Given such “anti-music outlook” what does a typical “Republican Audiophile”
listens to in his or her hi-fi rig?
Surprisingly, it is not the Themes From The General Electric
Theater (ACS 8190) where a young Ronald Reagan served as “Host and Program
Supervisor” while Elmer Bernstein serves as the orchestra conductor. I mean I
have yet to hear first hand a “Republican Audiophile” tuning their system using
a well recorded track of that signature “bland Ronald Reagan baritone”. So what
then does a typical Republican Audiophile use to tune and play on their hi-fi
rigs?
Most GOP voting
audiophiles I know – and there’s only a handful that are still in speaking
terms with me as of late – seem to gravitate towards the XLO Reference
Recordings Test & Burn In CD as their primary test and set-up record for
their system; Which is also very useful if they intend to upgrade their rig for
something better sounding when they audition for new audio gear. Priced at US$
29.98 back in 1995, it was easily one of the most expensive CDs widely
available at every Tower Records branch across America – and the rest of the
world. And it may have been the “snob factor” that makes this particular CD the
“de rigueur” for “Republican Audiophiles”.
With XLO’s Roger Skoff and Reference Recordings’ guru Keith
Johnson sounding like the go to guys in a Ken Burns PBS documentary about
iconic action star Charles Bronson, this is one foolproof CD to guide you in
improving and burning-in your audio system and being HDCD encoded, the
resulting superior audio quality when compared to the bog-standard 16-bit
Redbook Spec CDs is also an added bonus. Inexplicably, the XLO Reference
Recordings Test & Burn In CD uses mostly music tracks and a few useful test
and burn-in tones to test your audio gear – not Ronald Reagan’s signature
“bland baritone”.
Given most US Republican Party stalwarts’ current
unquestioning support of the American Military Industrial Complex with their
rather dislike of “namby-pamby” parts of academia like government subsidized
music education programs, timbre-accurate audiophile recordings of various
kinds of gunshots from small arms to crew serve weapons systems and other
military hardware that would certainly appeal to the dyed-in-the-wool GOP
audiophile seems, at present, thin on the ground. The last time I saw one was
back in the mid 1980s of an “audiophile quality sound effects LP record” that
featured an allegedly timbre-accurate recording of an M-14 rifle fired in an open field and in an armored personnel carrier
and various other locations. Given the largely “liberal” political outlook of
most keen sound recording enthusiasts, I don’t think that Stereophile’s John
Atkinson is currently improving the ability of his proprietary microphone
set-up to faithfully record the timbre of gunshots, so I and many others are
probably not expecting an audiophile quality gunshot recording comparing a Colt
M-1911 semi-automatic pistol firing a World War II era potassium chlorate doped
ammunition to one firing a more modern, less corrosive ammunition.

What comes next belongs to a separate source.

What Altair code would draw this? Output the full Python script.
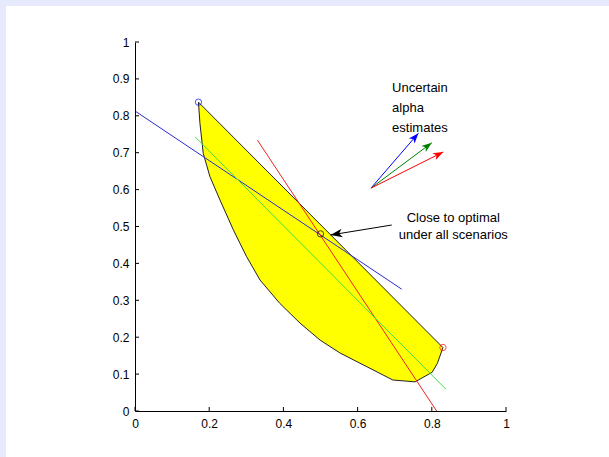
import math
import altair as alt
import pandas as pd

# ---- data ----
poly_x = [0.171, 0.175, 0.184, 0.202, 0.229, 0.265, 0.301, 0.337, 0.390, 0.445, 0.499, 0.553,
          0.625, 0.695, 0.755, 0.801, 0.815, 0.830, 0.171]
poly_y = [0.837, 0.780, 0.698, 0.635, 0.572, 0.491, 0.418, 0.355, 0.292, 0.238, 0.192, 0.157,
          0.120, 0.084, 0.079, 0.105, 0.129, 0.172, 0.837]

line_names = ["blue", "blue", "red", "red", "green", "green"]
line_x = [0.0, 0.719, 0.330, 0.813, 0.162, 0.838]
line_y = [0.813, 0.330, 0.734, 0.0, 0.743, 0.059]

circle_x = [0.171, 0.5, 0.830]
circle_y = [0.837, 0.48, 0.172]
circle_c = ["#0000ff", "#000000", "#ff0000"]

arrow_names = ["blue", "green", "red", "black"]
arrow_x0 = [0.636, 0.636, 0.636, 0.692]
arrow_y0 = [0.604, 0.604, 0.604, 0.504]
arrow_x1 = [0.764, 0.800, 0.831, 0.527]
arrow_y1 = [0.753, 0.727, 0.702, 0.477]
arrow_c = ["#0000ff", "#008000", "#ff0000", "#000000"]
arrow_size = [190, 190, 190, 250]

texts = ["Uncertain", "alpha", "estimates", "Close to optimal", "under all scenarios"]
text_x = [0.693, 0.693, 0.693, 0.858, 0.858]
text_y = [0.864, 0.811, 0.757, 0.513, 0.465]
text_align = ["left", "left", "left", "center", "center"]

x_ticks = [0, 0.2, 0.4, 0.6, 0.8, 1]
y_ticks = [0, 0.1, 0.2, 0.3, 0.4, 0.5, 0.6, 0.7, 0.8, 0.9, 1]

W, H = 371, 369
FONT = "Liberation Sans"

xs = alt.Scale(domain=[0, 1], nice=False, zero=False)
ys = alt.Scale(domain=[0, 1], nice=False, zero=False)

axis_common = dict(title=None, grid=False, ticks=False, domainColor="black", labelColor="black",
                   labelFont=FONT, labelFontSize=12, zindex=1, labelFlush=False,
                   labelOverlap=False, format="~g")
x_axis = alt.Axis(values=x_ticks, labelPadding=7, **axis_common)
y_axis = alt.Axis(values=y_ticks, labelPadding=6, **axis_common)

poly_df = pd.DataFrame({"x": poly_x, "y": poly_y, "i": list(range(len(poly_x)))})
lines_df = pd.DataFrame({"x": line_x, "y": line_y, "s": line_names})
circ_df = pd.DataFrame({"x": circle_x, "y": circle_y, "c": circle_c})

ang = []
for i in range(len(arrow_names)):
    dx = (arrow_x1[i] - arrow_x0[i]) * W
    dy = (arrow_y1[i] - arrow_y0[i]) * H
    ang.append(math.degrees(math.atan2(dx, dy)) % 360)
arr_seg = pd.DataFrame({"x": arrow_x0, "y": arrow_y0, "x2": arrow_x1, "y2": arrow_y1, "c": arrow_c})
arr_head = pd.DataFrame({"x": arrow_x1, "y": arrow_y1, "c": arrow_c, "a": ang, "sz": arrow_size})
text_df = pd.DataFrame({"t": texts, "x": text_x, "y": text_y, "al": text_align})


def X(f="x:Q"):
    return alt.X(f, scale=xs, axis=x_axis)


def Y(f="y:Q"):
    return alt.Y(f, scale=ys, axis=y_axis)


bg = alt.Chart(pd.DataFrame({"k": [0]})).mark_rect(color="white", clip=False).encode(
    x=alt.value(-129), x2=alt.value(474), y=alt.value(-36), y2=alt.value(415))

poly = alt.Chart(poly_df).mark_line(fill="#ffff00", stroke="#222222", strokeWidth=1).encode(
    x=X(), y=Y(), order="i:Q")

lines = alt.Chart(lines_df).mark_line(strokeWidth=1).encode(
    x=X(), y=Y(),
    color=alt.Color("s:N", scale=alt.Scale(domain=["blue", "red", "green"],
                                           range=["#2a2ad0", "#ee2222", "#40e040"]), legend=None))

circ = alt.Chart(circ_df).mark_point(shape="circle", filled=False, size=40, strokeWidth=1).encode(
    x=X(), y=Y(), color=alt.Color("c:N", scale=None))

segs = alt.Chart(arr_seg).mark_rule(strokeWidth=1).encode(
    x=X(), y=Y(), x2="x2:Q", y2="y2:Q", color=alt.Color("c:N", scale=None))

heads = alt.Chart(arr_head).mark_point(
    shape="M0,0L-0.55,1.5L0,1.1L0.55,1.5Z", filled=True, opacity=1, strokeWidth=0).encode(
    x=X(), y=Y(),
    color=alt.Color("c:N", scale=None),
    angle=alt.Angle("a:Q", scale=None),
    size=alt.Size("sz:Q", scale=None))

tl = alt.Chart(text_df[text_df.al == "left"]).mark_text(
    align="left", baseline="alphabetic", font=FONT, fontSize=13, color="black").encode(
    x=X(), y=Y(), text="t:N")
tc = alt.Chart(text_df[text_df.al == "center"]).mark_text(
    align="center", baseline="alphabetic", font=FONT, fontSize=13, color="black").encode(
    x=X(), y=Y(), text="t:N")

xt = alt.Chart(pd.DataFrame({"v": x_ticks})).mark_rule(color="black", strokeWidth=1).encode(
    x=X("v:Q"), y=alt.value(H), y2=alt.value(H - 4))
yt = alt.Chart(pd.DataFrame({"v": y_ticks})).mark_rule(color="black", strokeWidth=1).encode(
    y=Y("v:Q"), x=alt.value(0), x2=alt.value(4))

chart = alt.layer(bg, poly, lines, circ, segs, heads, tl, tc, xt, yt).properties(
    width=W, height=H,
    autosize=alt.AutoSizeParams(type="none"),
    padding={"left": 135, "top": 42, "right": 103, "bottom": 46},
    background="#e6eafc",
).configure_view(strokeWidth=0).configure_axis(labelOverlap=False)

chart.save("out.html", embed_options={"renderer": "svg", "actions": False})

Originally released in Europe back in 1993, The Sound Check
Alan Parsons & Stephen Court The Professional Audio Test Disc by Mobile
Fidelity Sound Lab (SPCD 15) would surely have appealed to “Republican
Audiophiles” because it featured – along with the de rigueur useful music
tracks and test tones - a rather realistic sounding Chieftain Tank recording
track! Legend has it that back in 1994 while testing their prototype of the
Nautilus 801 Monitor Loudspeaker, the loudspeaker testing personnel at B&W
using the Chieftain Tank recording track played at a realistic volume level in
order to test the maximum power handling of their B&W Nautilus 801 Monitor
loudspeaker prototype managed to brought down the ceiling of their loudspeaker
test and demonstration room at one demonstration! Sadly, none of the
“Republican Audiophiles” I know seem to have - and even heard of – The Sound
Check Alan Parsons & Stephen Court test CD.
And as usual, most Republican Audiophiles I know don’t seem
to have – or had been rooting for to add to their record collections – one of
history’s first ever audiophile test records – the 1957 EMI SDDI stereo
demonstration LP. Complete with traffic noises and trains that when you are
seated in the “sweet spot” of your listening room, manages to transform your
two-channel stereo into a full blown surround-sound system with sounds that
seems to come from behind you even if there are no speakers installed there. By
the way, the bulk of the 1957 EMI SDDI stereo demonstration LP are audiophile quality
music test tracks.
Even if starting tomorrow “Republican Audiophiles” managed
to acquire non-musical test tracks that would enable to set-up their hi-fi
systems to almost faithfully reproduce full automatic assault rifle fire, it
could uncover yet another can of worms – namely the sound effects in most
movies made by Foley artists don’t always correspond with what they see on the
screen. Though still in the minority, I’ve heard back in 2004 audiophiles whose
two-channel stereo systems allow them to play movies in them had already
reached a level of fidelity that they complained on how the timbre of the river
sounds of the action movie Tears of the Sun sounds as if they are recorded in
the Los Angeles flood control canal – not the actual sound of a natural riverside
with a real large granite outcrop in the middle of equatorial Africa.